→ Set task: Reproduce the listing below word for word, with no pictures.

→ Supplied information:

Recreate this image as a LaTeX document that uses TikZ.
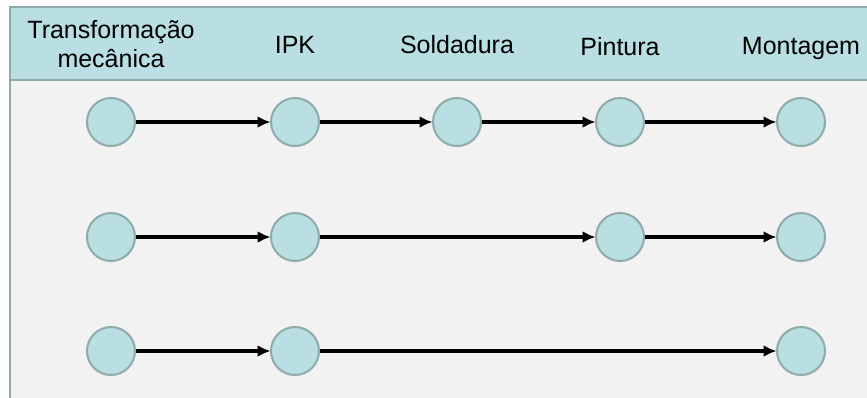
\documentclass[tikz,border=0pt]{standalone}
\usepackage{fontspec}
\setmainfont{Liberation Sans}
\usetikzlibrary{arrows.meta}
\definecolor{headfill}{HTML}{B9DFE3}
\definecolor{framecol}{HTML}{8FA9AA}
\definecolor{bodyfill}{HTML}{F2F2F2}
\definecolor{dotfill}{HTML}{B9DFE2}
\definecolor{dotline}{HTML}{8FAAAB}
\begin{document}
\begin{tikzpicture}[x=1pt,y=-1pt,
  stage/.style={circle,draw=dotline,fill=dotfill,line width=2pt,minimum size=48pt,inner sep=0pt},
  flow/.style={line width=3.4pt,-{Latex[length=13pt,width=12pt]},shorten >=-0.5pt},
  head/.style={font=\fontsize{25}{29}\selectfont,align=center,text=black,inner sep=0pt,anchor=base}]
\useasboundingbox (0,0) rectangle (867,397);
\fill[white] (0,0) rectangle (867,397);
% body and header band
\fill[bodyfill] (10,80) rectangle (870,400);
\fill[headfill] (10,7) rectangle (870,80);
\draw[framecol,line width=2pt] (870,7) -- (10,7) -- (10,400);
\draw[framecol,line width=2pt] (10,80) -- (870,80);
% column titles (base anchor sits on the last line)
\node[head] (t1) at (111,67) {Transformação\\mecânica};
\node[head] (t2) at (295,53) {IPK};
\node[head] (t3) at (457,53) {Soldadura};
\node[head] (t4) at (620,55) {Pintura};
\node[head] (t5) at (801,54) {Montagem};
% row 1
\node[stage] (a1) at (111,122) {};
\node[stage] (a2) at (295,122) {};
\node[stage] (a3) at (457,122) {};
\node[stage] (a4) at (620,122) {};
\node[stage] (a5) at (801,122) {};
% row 2
\node[stage] (b1) at (111,237) {};
\node[stage] (b2) at (295,237) {};
\node[stage] (b4) at (620,237) {};
\node[stage] (b5) at (801,237) {};
% row 3
\node[stage] (c1) at (111,351) {};
\node[stage] (c2) at (295,351) {};
\node[stage] (c5) at (801,351) {};
% connectors
\draw[flow] (a1) -- (a2);
\draw[flow] (a2) -- (a3);
\draw[flow] (a3) -- (a4);
\draw[flow] (a4) -- (a5);
\draw[flow] (b1) -- (b2);
\draw[flow] (b2) -- (b4);
\draw[flow] (b4) -- (b5);
\draw[flow] (c1) -- (c2);
\draw[flow] (c2) -- (c5);
\end{tikzpicture}
\end{document}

→ Written answer:
Recreate this image as a LaTeX document that uses TikZ.
\documentclass[tikz,border=0pt]{standalone}
\usepackage{fontspec}
\setmainfont{Liberation Sans}
\usetikzlibrary{arrows.meta}
\definecolor{headfill}{HTML}{B9DFE3}
\definecolor{framecol}{HTML}{8FA9AA}
\definecolor{bodyfill}{HTML}{F2F2F2}
\definecolor{dotfill}{HTML}{B9DFE2}
\definecolor{dotline}{HTML}{8FAAAB}
\begin{document}
\begin{tikzpicture}[x=1pt,y=-1pt,
  stage/.style={circle,draw=dotline,fill=dotfill,line width=2pt,minimum size=48pt,inner sep=0pt},
  flow/.style={line width=3.4pt,-{Latex[length=13pt,width=12pt]},shorten >=-0.5pt},
  head/.style={font=\fontsize{25}{29}\selectfont,align=center,text=black,inner sep=0pt,anchor=base}]
\useasboundingbox (0,0) rectangle (867,397);
\fill[white] (0,0) rectangle (867,397);
% body and header band
\fill[bodyfill] (10,80) rectangle (870,400);
\fill[headfill] (10,7) rectangle (870,80);
\draw[framecol,line width=2pt] (870,7) -- (10,7) -- (10,400);
\draw[framecol,line width=2pt] (10,80) -- (870,80);
% column titles (base anchor sits on the last line)
\node[head] (t1) at (111,67) {Transformação\\mecânica};
\node[head] (t2) at (295,53) {IPK};
\node[head] (t3) at (457,53) {Soldadura};
\node[head] (t4) at (620,55) {Pintura};
\node[head] (t5) at (801,54) {Montagem};
% row 1
\node[stage] (a1) at (111,122) {};
\node[stage] (a2) at (295,122) {};
\node[stage] (a3) at (457,122) {};
\node[stage] (a4) at (620,122) {};
\node[stage] (a5) at (801,122) {};
% row 2
\node[stage] (b1) at (111,237) {};
\node[stage] (b2) at (295,237) {};
\node[stage] (b4) at (620,237) {};
\node[stage] (b5) at (801,237) {};
% row 3
\node[stage] (c1) at (111,351) {};
\node[stage] (c2) at (295,351) {};
\node[stage] (c5) at (801,351) {};
% connectors
\draw[flow] (a1) -- (a2);
\draw[flow] (a2) -- (a3);
\draw[flow] (a3) -- (a4);
\draw[flow] (a4) -- (a5);
\draw[flow] (b1) -- (b2);
\draw[flow] (b2) -- (b4);
\draw[flow] (b4) -- (b5);
\draw[flow] (c1) -- (c2);
\draw[flow] (c2) -- (c5);
\end{tikzpicture}
\end{document}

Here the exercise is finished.